* [WHAT IS BEING ASKED]: Locate all lines with the word "matplotlib". Copy them.

* [SUPPLIED DATA]:

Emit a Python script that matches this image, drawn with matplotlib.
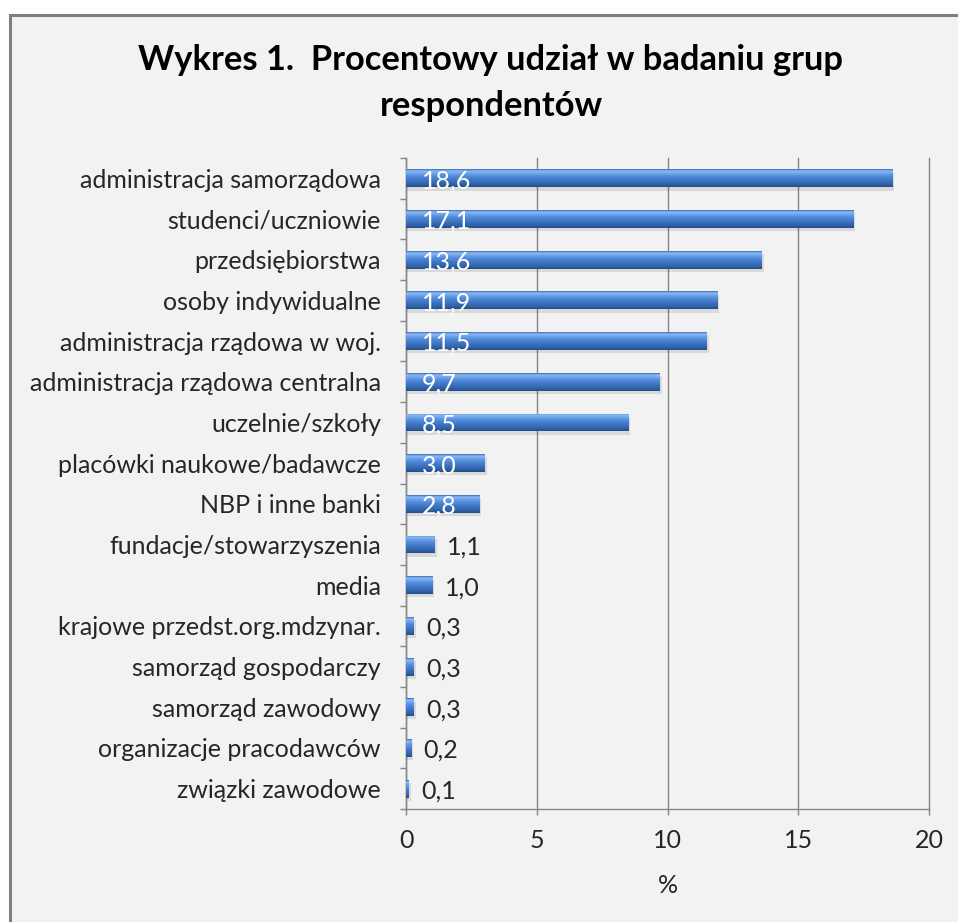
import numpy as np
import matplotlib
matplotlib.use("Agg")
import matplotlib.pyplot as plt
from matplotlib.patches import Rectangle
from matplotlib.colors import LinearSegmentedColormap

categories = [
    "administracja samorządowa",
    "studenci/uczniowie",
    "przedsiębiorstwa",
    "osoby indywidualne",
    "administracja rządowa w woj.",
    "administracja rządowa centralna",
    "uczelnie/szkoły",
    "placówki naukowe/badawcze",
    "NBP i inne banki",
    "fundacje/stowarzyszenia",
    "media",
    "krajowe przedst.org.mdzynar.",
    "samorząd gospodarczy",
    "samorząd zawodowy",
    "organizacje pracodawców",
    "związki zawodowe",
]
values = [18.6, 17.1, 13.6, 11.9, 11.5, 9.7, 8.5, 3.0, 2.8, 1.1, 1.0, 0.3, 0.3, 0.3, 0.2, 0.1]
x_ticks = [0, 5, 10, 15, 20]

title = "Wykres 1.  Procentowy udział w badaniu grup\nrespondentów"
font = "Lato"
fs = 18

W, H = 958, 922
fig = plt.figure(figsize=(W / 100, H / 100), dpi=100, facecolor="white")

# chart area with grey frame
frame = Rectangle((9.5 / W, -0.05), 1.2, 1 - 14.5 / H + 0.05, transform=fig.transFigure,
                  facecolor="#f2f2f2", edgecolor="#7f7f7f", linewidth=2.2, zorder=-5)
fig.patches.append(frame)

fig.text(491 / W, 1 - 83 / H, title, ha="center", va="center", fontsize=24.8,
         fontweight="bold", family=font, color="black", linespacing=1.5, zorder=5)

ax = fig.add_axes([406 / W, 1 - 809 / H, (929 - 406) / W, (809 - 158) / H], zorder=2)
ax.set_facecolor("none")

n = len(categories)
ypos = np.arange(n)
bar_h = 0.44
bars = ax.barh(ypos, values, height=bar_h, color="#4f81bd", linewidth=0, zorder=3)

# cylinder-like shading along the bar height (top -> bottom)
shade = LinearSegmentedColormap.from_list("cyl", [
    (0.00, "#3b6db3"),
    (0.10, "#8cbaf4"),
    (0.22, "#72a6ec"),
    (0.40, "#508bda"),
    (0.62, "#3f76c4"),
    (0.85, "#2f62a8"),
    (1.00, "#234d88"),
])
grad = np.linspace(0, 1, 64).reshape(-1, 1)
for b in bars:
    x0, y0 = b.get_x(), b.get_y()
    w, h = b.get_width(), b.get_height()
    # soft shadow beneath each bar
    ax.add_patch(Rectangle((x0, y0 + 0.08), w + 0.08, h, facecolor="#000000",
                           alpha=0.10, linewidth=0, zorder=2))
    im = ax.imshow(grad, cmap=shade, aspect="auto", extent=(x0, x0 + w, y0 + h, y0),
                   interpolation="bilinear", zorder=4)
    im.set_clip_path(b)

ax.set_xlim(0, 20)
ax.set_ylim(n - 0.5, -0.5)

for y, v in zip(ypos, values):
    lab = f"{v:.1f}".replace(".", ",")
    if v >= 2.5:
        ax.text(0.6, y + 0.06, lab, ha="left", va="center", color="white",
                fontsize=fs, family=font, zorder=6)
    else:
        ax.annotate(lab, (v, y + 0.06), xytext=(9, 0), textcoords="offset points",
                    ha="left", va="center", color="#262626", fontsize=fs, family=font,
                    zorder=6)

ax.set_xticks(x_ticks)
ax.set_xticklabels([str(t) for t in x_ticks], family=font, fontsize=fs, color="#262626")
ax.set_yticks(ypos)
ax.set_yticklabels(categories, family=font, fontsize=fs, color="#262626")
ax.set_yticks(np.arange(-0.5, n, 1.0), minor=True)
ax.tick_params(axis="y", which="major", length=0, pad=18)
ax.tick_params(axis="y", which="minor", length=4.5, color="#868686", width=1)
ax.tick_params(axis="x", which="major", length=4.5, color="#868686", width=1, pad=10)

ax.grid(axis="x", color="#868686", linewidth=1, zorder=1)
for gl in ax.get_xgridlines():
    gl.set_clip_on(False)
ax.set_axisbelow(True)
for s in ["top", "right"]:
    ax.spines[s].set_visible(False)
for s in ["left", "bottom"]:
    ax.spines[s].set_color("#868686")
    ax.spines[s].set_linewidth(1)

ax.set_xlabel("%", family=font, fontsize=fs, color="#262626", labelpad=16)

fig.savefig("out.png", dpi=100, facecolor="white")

* [COMPLETE ANSWER]:
Emit a Python script that matches this image, drawn with matplotlib.
import matplotlib
matplotlib.use("Agg")
import matplotlib.pyplot as plt
from matplotlib.patches import Rectangle
from matplotlib.colors import LinearSegmentedColormap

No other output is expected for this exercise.